Moskowitz was here, I learned, not because Manischewitz has relocated deep in China to find lower labor costs. Rather, food supplies are now global. Additives, spices, and ingredients can come from literally anywhere. Food products that originate in one region can be assembled and processed all over the world. The U.S., for example, sends a large portion of the fish it produces to be processed in Asia and Norway. And while only a small minority of the 14 million Jews in the world keep kosher and fret about package markings, kashrut symbols have evolved into something more like universal signs of quality and care. Hebrew National is owned by the conglomerate ConAgra. Clearly, enough Chinese firms deep in the country’s interior are sufficiently interested and connected to the world’s markets that they are eager to have Moskowitz come give his blessing to their operations. (Here is Moskowitz’s China website.)

“What do you eat when you’re here?” I asked.

He pointed to a second roll-aboard suitcase.

This, too, is how globalization is lived today.
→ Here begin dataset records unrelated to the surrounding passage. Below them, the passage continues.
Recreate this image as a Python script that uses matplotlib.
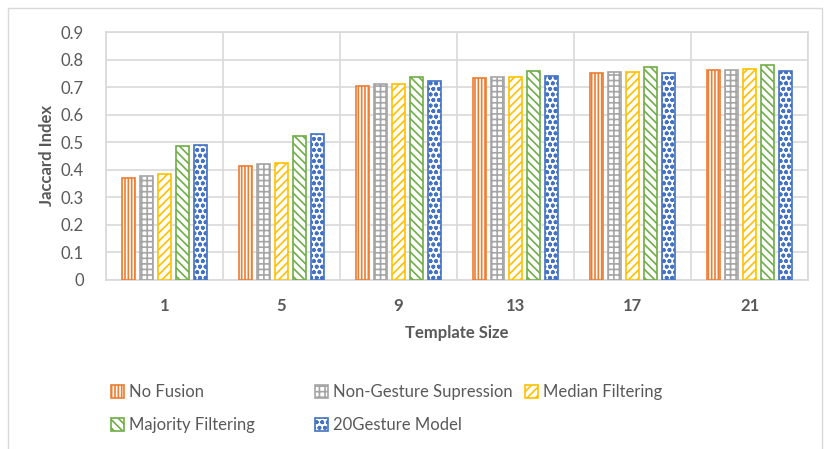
import matplotlib.pyplot as plt
import numpy as np
from matplotlib.patches import Rectangle

plt.rcParams['font.family'] = ['Lato', 'DejaVu Sans']
plt.rcParams['hatch.linewidth'] = 1.2

sizes = ['1', '5', '9', '13', '17', '21']
series = ['No Fusion', 'Non-Gesture Supression', 'Median Filtering',
          'Majority Filtering', '20Gesture Model']
no_fusion = [0.371, 0.415, 0.704, 0.733, 0.751, 0.762]
non_gesture = [0.377, 0.421, 0.710, 0.735, 0.754, 0.762]
median_filt = [0.383, 0.426, 0.710, 0.735, 0.754, 0.765]
majority_filt = [0.486, 0.524, 0.737, 0.758, 0.772, 0.779]
gesture20 = [0.489, 0.531, 0.722, 0.740, 0.751, 0.757]

values = [no_fusion, non_gesture, median_filt, majority_filt, gesture20]
colors = ['#ED7D31', '#A5A5A5', '#FFC000', '#70AD47', '#4472C4']
hatches = ['|||||', '+++', '////', '\\\\\\\\', 'ooo']

fig = plt.figure(figsize=(8.25, 4.49), dpi=100)
ax = fig.add_axes([106 / 825, 1 - 280 / 449, 702 / 825, 248 / 449])

x = np.arange(len(sizes))
pitch = 0.153
width = 0.114
bars = []
for i, (name, vals) in enumerate(zip(series, values)):
    b = ax.bar(x + (i - 2) * pitch, vals, width, label=name, facecolor='white',
               edgecolor=colors[i], hatch=hatches[i], linewidth=1.2, zorder=3)
    bars.append(b)

ax.set_xlim(-0.5, len(sizes) - 0.5)
ax.set_ylim(0, 0.9)
ax.set_yticks(np.arange(0, 0.91, 0.1))
ax.set_yticklabels(['0'] + [f'{v:.1f}' for v in np.arange(0.1, 0.91, 0.1)])
ax.set_xticks(x)
ax.set_xticklabels(sizes, fontweight='bold')
ax.set_xticks(np.arange(-0.5, len(sizes)), minor=True)
ax.grid(True, axis='y', color='#D9D9D9', linewidth=1.2, zorder=0)
ax.grid(True, axis='x', which='minor', color='#D9D9D9', linewidth=1.2, zorder=0)
ax.tick_params(axis='both', which='both', length=0, colors='#595959', labelsize=12)
ax.tick_params(axis='x', pad=13)
ax.tick_params(axis='y', pad=16)
for s in ax.spines.values():
    s.set_color('#D9D9D9')
    s.set_linewidth(1.2)

ax.set_xlabel('Template Size', fontweight='bold', color='#595959', fontsize=12, labelpad=8)
ax.set_ylabel('Jaccard Index', fontweight='bold', color='#595959', fontsize=12, labelpad=4)

# legend entries laid out row by row on a fixed grid, like the original
leg_x = [111, 315, 525, 111, 315]
leg_y = [392, 392, 392, 425, 425]
for i, name in enumerate(series):
    leg = fig.legend([bars[i]], [name], loc='center left',
                     bbox_to_anchor=(leg_x[i] / 825, 1 - leg_y[i] / 449),
                     frameon=False, fontsize=12, handlelength=0.8, handleheight=0.8,
                     handletextpad=0.3, borderpad=0, borderaxespad=0)
    leg.get_texts()[0].set_color('#595959')

fig.patches.append(Rectangle((8 / 825, -0.01), 814 / 825, 1 - 8 / 449 + 0.01,
                             transform=fig.transFigure, fill=False,
                             edgecolor='#D9D9D9', linewidth=1))

fig.savefig('out.png', dpi=100)
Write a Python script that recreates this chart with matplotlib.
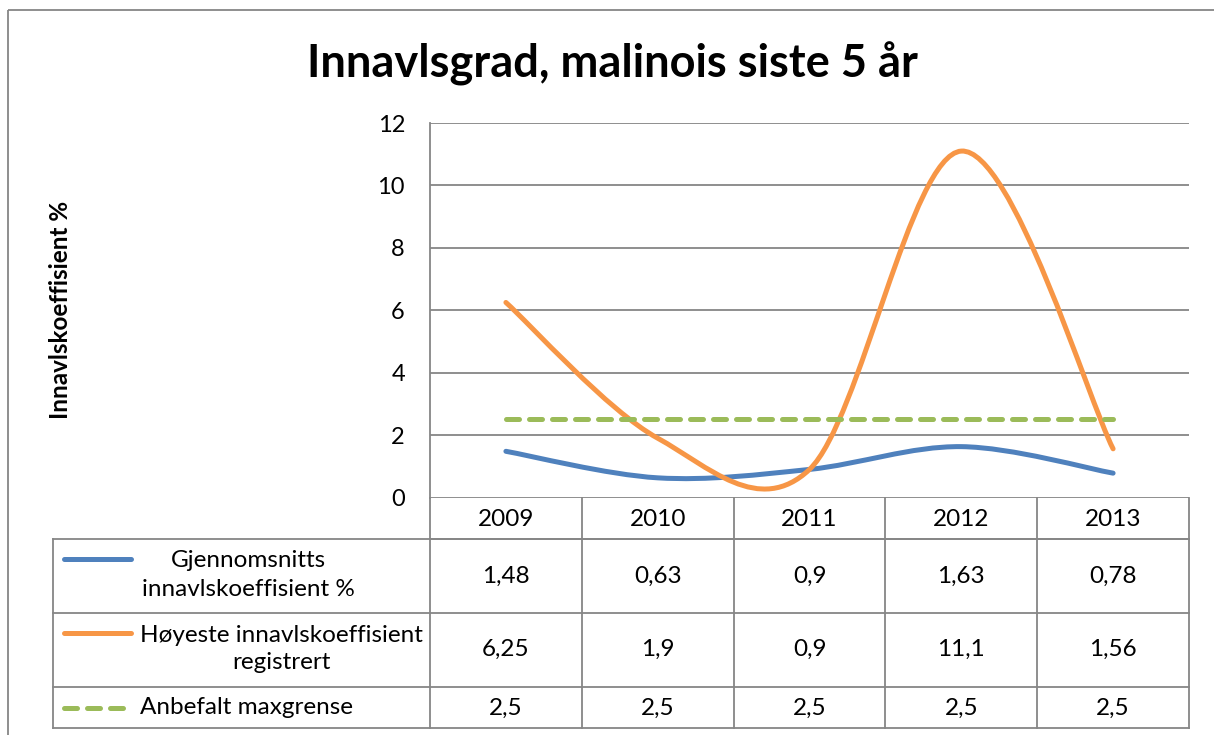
import numpy as np
import matplotlib
matplotlib.use("Agg")
import matplotlib.pyplot as plt
from matplotlib.path import Path
from matplotlib.patches import PathPatch, Rectangle
from matplotlib.lines import Line2D

plt.rcParams['font.family'] = ['Lato', 'DejaVu Sans']

# ---- data ----
years = ["2009", "2010", "2011", "2012", "2013"]
avg_coef = [1.48, 0.63, 0.9, 1.63, 0.78]
max_coef = [6.25, 1.9, 0.9, 11.1, 1.56]
limit = [2.5, 2.5, 2.5, 2.5, 2.5]
avg_labels = ["1,48", "0,63", "0,9", "1,63", "0,78"]
max_labels = ["6,25", "1,9", "0,9", "11,1", "1,56"]
limit_labels = ["2,5", "2,5", "2,5", "2,5", "2,5"]
series_names = ["Gjennomsnitts\ninnavlskoeffisient %",
                "Høyeste innavlskoeffisient\nregistrert",
                "Anbefalt maxgrense"]
title = "Innavlsgrad, malinois siste 5 år"
ylabel = "Innavlskoeffisient %"

BLUE = "#4F81BD"
ORANGE = "#F79646"
GREEN = "#9BBB59"
GRID = "#868686"

W, H = 1214, 735
fig = plt.figure(figsize=(W / 100, H / 100), dpi=100)

# table / frame axes in pixel coordinates
tax = fig.add_axes([0, 0, 1, 1])
tax.set_xlim(0, W)
tax.set_ylim(H, 0)
tax.axis("off")

# outer chart border
tax.add_patch(Rectangle((8, 10), W + 20, H + 20, fill=False,
                        edgecolor=GRID, lw=1.3, clip_on=False))

# main plot axes
L, R, T, B = 430, 1189, 123, 497.5
ax = fig.add_axes([L / W, 1 - B / H, (R - L) / W, (B - T) / H])
ax.set_xlim(-0.5, len(years) - 0.5)
ax.set_ylim(0, 12)
ax.set_yticks(np.arange(0, 13, 2))
ax.set_yticklabels([str(v) for v in range(0, 13, 2)], fontsize=17)
ax.set_xticks([])
ax.tick_params(axis="y", length=0, pad=18)
ax.grid(axis="y", color=GRID, lw=1.3)
ax.set_axisbelow(True)
for s in ["top", "right", "bottom"]:
    ax.spines[s].set_visible(False)
ax.spines["left"].set_color(GRID)
ax.spines["left"].set_linewidth(1.3)
ax.patch.set_alpha(0)


def smooth_path(xs, ys):
    xs = np.asarray(xs, float)
    ys = np.asarray(ys, float)
    pts = np.column_stack([xs, ys])
    n = len(pts)
    verts = [pts[0]]
    codes = [Path.MOVETO]
    for i in range(n - 1):
        p0 = pts[i - 1] if i > 0 else pts[i]
        p1 = pts[i]
        p2 = pts[i + 1]
        p3 = pts[i + 2] if i + 2 < n else pts[i + 1]
        c1 = p1 + (p2 - p0) / 6.0
        c2 = p2 - (p3 - p1) / 6.0
        verts += [c1, c2, p2]
        codes += [Path.CURVE4] * 3
    return Path(verts, codes)


x = np.arange(len(years))
lw = 3.6
for vals, col in [(avg_coef, BLUE), (max_coef, ORANGE)]:
    patch = PathPatch(smooth_path(x, vals), fill=False, edgecolor=col,
                      lw=lw, capstyle="round", joinstyle="round",
                      clip_on=False, zorder=3)
    ax.add_patch(patch)
ax.plot(x, limit, color=GREEN, lw=lw, dashes=(2.6, 2.0),
        dash_capstyle="round", zorder=3, clip_on=False)

# titles
fig.text(612 / W, 1 - 64 / H, title, ha="center", va="center",
         fontsize=32.5, fontweight="bold")
fig.text(60 / W, 1 - 310 / H, ylabel, ha="center", va="center",
         rotation=90, fontsize=17.5, fontweight="bold")

# ---- data table ----
fig.canvas.draw()
edges_disp = ax.transData.transform(
    np.column_stack([np.arange(len(years) + 1) - 0.5, np.zeros(len(years) + 1)]))
col_edges = edges_disp[:, 0]
centers = (col_edges[:-1] + col_edges[1:]) / 2

row_top = [498, 539, 613, 687]
row_bot = 728
tl = dict(color=GRID, lw=1.3, solid_capstyle="projecting")
# header row
tax.plot([col_edges[0], col_edges[-1]], [row_top[1], row_top[1]], **tl)
for xe in col_edges:
    tax.plot([xe, xe], [row_top[0], row_bot], **tl)
# body rows
leftx = 53
for yv in row_top[1:] + [row_bot]:
    tax.plot([leftx, col_edges[-1]], [yv, yv], **tl)
tax.plot([leftx, leftx], [row_top[1], row_bot], **tl)

fs = 17.5
for cx, yr in zip(centers, years):
    tax.text(cx, 519, yr, ha="center", va="center", fontsize=fs)

rows = [avg_labels, max_labels, limit_labels]
row_y = [576, 649, 708]
for labels, yv in zip(rows, row_y):
    for cx, lab in zip(centers, labels):
        tax.text(cx, yv, lab, ha="center", va="center", fontsize=fs)

# legend keys and names
tax.add_line(Line2D([64, 131], [559, 559], color=BLUE, lw=lw,
                    solid_capstyle="round"))
tax.add_line(Line2D([64, 131], [633, 633], color=ORANGE, lw=lw,
                    solid_capstyle="round"))
tax.add_line(Line2D([64, 124], [708, 708], color=GREEN, lw=lw,
                    dashes=(2.6, 2.0), dash_capstyle="round"))
tax.text(248, 575, series_names[0], ha="center", va="center",
         fontsize=fs, multialignment="center", linespacing=1.5)
tax.text(281, 649, series_names[1], ha="center", va="center",
         fontsize=fs, multialignment="center", linespacing=1.4)
tax.text(140, 708, series_names[2], ha="left", va="center", fontsize=fs)

fig.savefig("out.png", dpi=100)
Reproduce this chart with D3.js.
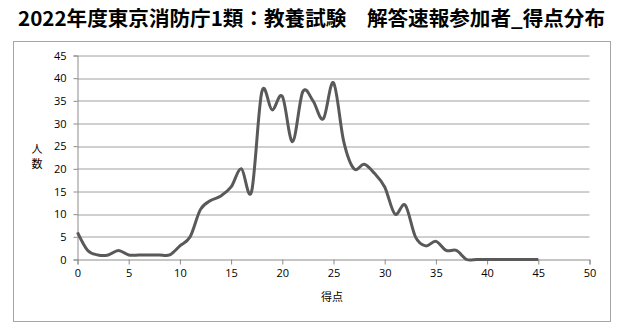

An Orthodox Jew, dressed for the Pale of Settlement, wanders around the hazy, clogged roads and byways of Wuhan, in the 90-degree heat, explaining the intricacies of kashrut to Chinese factory operators, and lugging his own meals around with him. What a lonely existence this must be. The Chinese put a great premium on eating communally, sharing dishes and meals off a Lazy Susan. So, too, do Jews. For as long as he was in Wuhan, Moskowitz would be disconnected from both cultures. I encountered one other Jew in Wuhan, a diplomat in the foreign service, who said that the community managed to mount a small seder at Passover. How odd to find yourself in a country of 1.35 billion people—and have nobody with whom you can break bread or pray.